The facts are, however, between 1996 and 2000 Clinton increased federal spending on counterterrorism to more than $12 billion annually. The FBI's counterterrorism budget had been $78 million in 1996, which was increased to $609 million in 2000. Whether or not the FBI spent the money wisely was up to Louis Freeh, the Clinton-appointed, Republican director of the FBI.
An investigative report in the Washington Post by Daniel Benjamin and Steven Simon, “The Age of Sacred Terror,” contradicts the Republicans faulting Clinton. The Sudanese government offered to arrest Osama bin Laden and place him in Saudi custody. Not American custody. Barton Gellman of the Post reported on how the Clinton administration had tried to get the Saudis to accept custody of Bin Laden. But they refused. There was no offer to turn Bin Laden over to the U.S.
Let’s not forget that at this time Sudan had offered to help in the fight against terrorism, but only if the U.S. lifted the economic sanctions, imposed in response to their genocidal campaign against Christians in their country. Trying to get the sanctions lifted, Sudan repeatedly offered to share its intelligence about Islamic terrorists with the U.S. However, the FBI and the CIA concluded that Sudan was not providing anything useful on Bin Laden or al-Qaeda.
Clinton had aggressively attempted to get bin Laden by ordering the bombing or missile attacks of a site where the terrorist leader was believed to be, narrowly missing him. Although he had seized an opportunity that presented itself, at the time Clinton ordered the attack, Republicans accused him of merely trying to deflect attention from his impeachment problems.
In 1998, Clinton signed a National Security Decision Directive authorizing an intense and ongoing effort to destroy al-Qaeda, and to either kill or arrest bin Laden. Under Clinton’s presidency, the NSC and the CIA formed a special unit dedicated solely to al-Qaeda. This unit stopped several al-Qaeda plots: to blow up Los Angeles' International Airport (LAX), to bomb the Lincoln and Holland tunnels and to blow up the UN building in NYC, and an attempted attack on the Israeli embassy in Washington.
One month before Clinton left office, several conservatives praised him on his antiterrorism record. For example, Robert Oakley, ambassador for counterterrorism under President Reagan, said: “Overall, I give them very high marks… The only major criticism I have is the obsession with Osama, which has made him stronger.” But Paul Bremer, who had had the same post under Reagan, and later chaired the National Commission on Terrorism, disagreed with Oakley.

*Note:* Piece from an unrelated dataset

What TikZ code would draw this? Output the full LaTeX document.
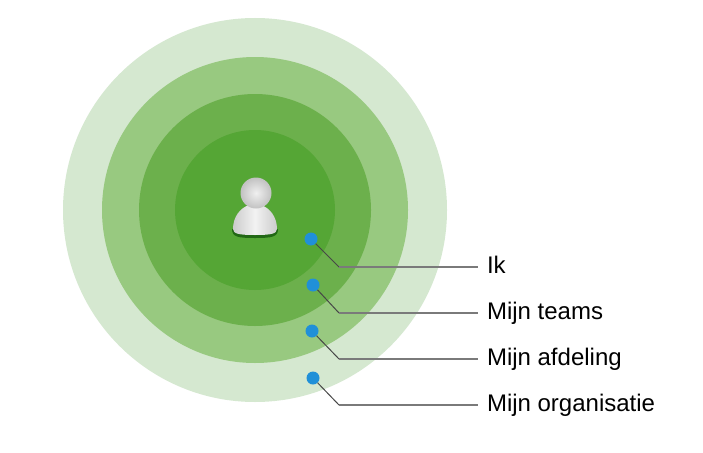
\documentclass[tikz,border=0pt]{standalone}
\usepackage{fontspec}
\setmainfont{Liberation Sans}
\definecolor{ringA}{HTML}{D5E8D0}
\definecolor{ringB}{HTML}{98C980}
\definecolor{ringC}{HTML}{6CB04C}
\definecolor{ringD}{HTML}{55A635}
\definecolor{dotblue}{HTML}{2090D8}
\tikzset{
  ring/.style={circle,draw=none,inner sep=0pt},
  bluedot/.style={circle,fill=dotblue,draw=none,inner sep=0pt,minimum size=13pt},
  lab/.style={anchor=west,inner xsep=9pt,inner ysep=0pt,outer sep=0pt,text height=17.2pt,text depth=5pt,font=\fontsize{24pt}{26pt}\selectfont,text=black},
  slantline/.style={draw=black!72,line width=1pt},
  runline/.style={draw=black!52,line width=1.2pt},
}
\begin{document}
\begin{tikzpicture}[x=1pt,y=-1pt]
\useasboundingbox (0,0) rectangle (703,452);
\fill[white] (0,0) rectangle (703,452);
\node[ring,fill=ringA,minimum size=384pt] (r1) at (255,210) {};
\node[ring,fill=ringB,minimum size=306pt] (r2) at (255,210) {};
\node[ring,fill=ringC,minimum size=232pt] (r3) at (255,210) {};
\node[ring,fill=ringD,minimum size=160pt] (r4) at (255,210) {};
% person icon
\fill[black!75!green,opacity=.6] (232,229) .. controls (232,237) and (238,238) .. (255,238) .. controls (272,238) and (278,237) .. (278,229) -- cycle;
\shade[left color=white!80!black,right color=white!80!black,middle color=white!95!black] (233,229) .. controls (233,217) and (240,208) .. (249,205) -- (261,205) .. controls (270,208) and (277,217) .. (277,229) .. controls (277,234) and (270,235) .. (255,235) .. controls (240,235) and (233,234) .. (233,229) -- cycle;
\shade[inner color=white!94!black,outer color=white!76!black] (256,193) circle (15.5pt);
% dots
\node[bluedot] (d1) at (311,239) {};
\node[bluedot] (d2) at (313,285) {};
\node[bluedot] (d3) at (312,331) {};
\node[bluedot] (d4) at (313,378) {};
\coordinate (b1) at (339,267);
\coordinate (b2) at (339,313);
\coordinate (b3) at (339,359);
\coordinate (b4) at (339,405);
\node[lab] (l1) at (478,267) {Ik};
\node[lab] (l2) at (478,313) {Mijn teams};
\node[lab] (l3) at (478,359) {Mijn afdeling};
\node[lab] (l4) at (478,405) {Mijn organisatie};
\foreach \i in {1,2,3,4}{
  \draw[slantline] (d\i) -- (b\i);
  \draw[runline] (b\i) -- (l\i.west);
}
\end{tikzpicture}
\end{document}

He felt that Clinton had “correctly focused on bin Laden.”
Once again, the Bush administration is trying to revise history, this time by dismissing Richard Clarke's charges that Bush failed America by making us vulnerable to the 9/11 attacks.

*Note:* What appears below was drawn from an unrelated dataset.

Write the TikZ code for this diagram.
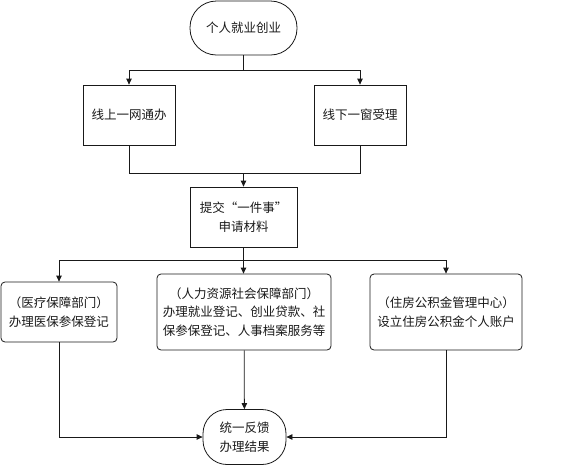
\documentclass[tikz,border=0pt]{standalone}
\usepackage{fontspec}
\newfontfamily\cjk{Noto Sans CJK SC}
\usetikzlibrary{arrows.meta,positioning}

\begin{document}
\begin{tikzpicture} [x=1pt,y=-1pt,{term/.style={rectangle,rounded corners=26.5pt,draw=black!90,line width=0.8pt,inner sep=0pt,align=center}},{box/.style={rectangle,draw=black!90,line width=0.8pt,inner sep=0pt,align=center}},{rbox/.style={rectangle,rounded corners=4pt,draw=black!90,line width=0.8pt,inner sep=0pt,align=center}},{link/.style={color=black!90,line width=0.8pt,-{Triangle[length=6pt,width=5.5pt]}}},{wire/.style={color=black!90,line width=0.8pt}},every node/.style={font=\cjk\fontsize{12.5}{18.5}\selectfont,text=black!90}]
	\useasboundingbox (0,0) rectangle (568,464);
	%%steps
	\node [term,minimum width=107pt,minimum height=54pt] (start) at (243.5,28) {个人就业创业};
	\node [box,minimum width=92pt,minimum height=60pt] (online) at (129,115) {线上一网通办};
	\node [box,minimum width=92pt,minimum height=60pt] (offline) at (360,115) {线下一窗受理};
	\node [box,minimum width=107pt,minimum height=60pt] (submit) at (243.5,217) {提交“一件事”\\申请材料};
	\node [rbox,minimum width=116pt,minimum height=60pt] (medical) at (59,312) {（医疗保障部门）\\办理医保参保登记};
	\node [rbox,minimum width=174pt,minimum height=76pt] (hr) at (244,312) {（人力资源社会保障部门）\\办理就业登记、创业贷款、社\\保参保登记、人事档案服务等};
	\node [rbox,minimum width=152pt,minimum height=76pt] (housing) at (446,312) {（住房公积金管理中心）\\设立住房公积金个人账户};
	\node [term,rounded corners=24pt,minimum width=83pt,minimum height=55pt] (result) at (244.5,437) {统一反馈\\办理结果};
	%%junctions
	\coordinate (split) at (243.5,70);
	\coordinate (merge) at (243.5,173);
	\coordinate (fork) at (243.5,260);
	%%connectors
	\draw [wire] (start) -- (split);
	\draw [link] (split) -| (online);
	\draw [link] (split) -| (offline);
	\draw [wire] (online) |- (merge);
	\draw [wire] (offline) |- (merge);
	\draw [link] (merge) -- (submit);
	\draw [wire] (submit) -- (fork);
	\draw [link] (fork) -| (medical);
	\draw [link] (fork) -| (housing);
	\draw [link] (fork) -- (hr.north -| fork);
	\draw [link] (medical) |- (result);
	\draw [link] (housing) |- (result);
	\draw [link] (hr) -- (result);
	\end{tikzpicture}
\end{document}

As Clarke summarized Bush's national security catastrophe for Leslie Stahl, “the tragedy here is that Americans went to their deaths in Iraq thinking they were avenging September 11th when Iraq had nothing to do with 9/11. For a Commander-in-Chief and his vice president to do that is unconscionable.”
The unprecedented incompetence of this administration is such a clear threat to our national security that nothing can be more important to America's safety than voting Bush and his administration out of office in next November's presidential election.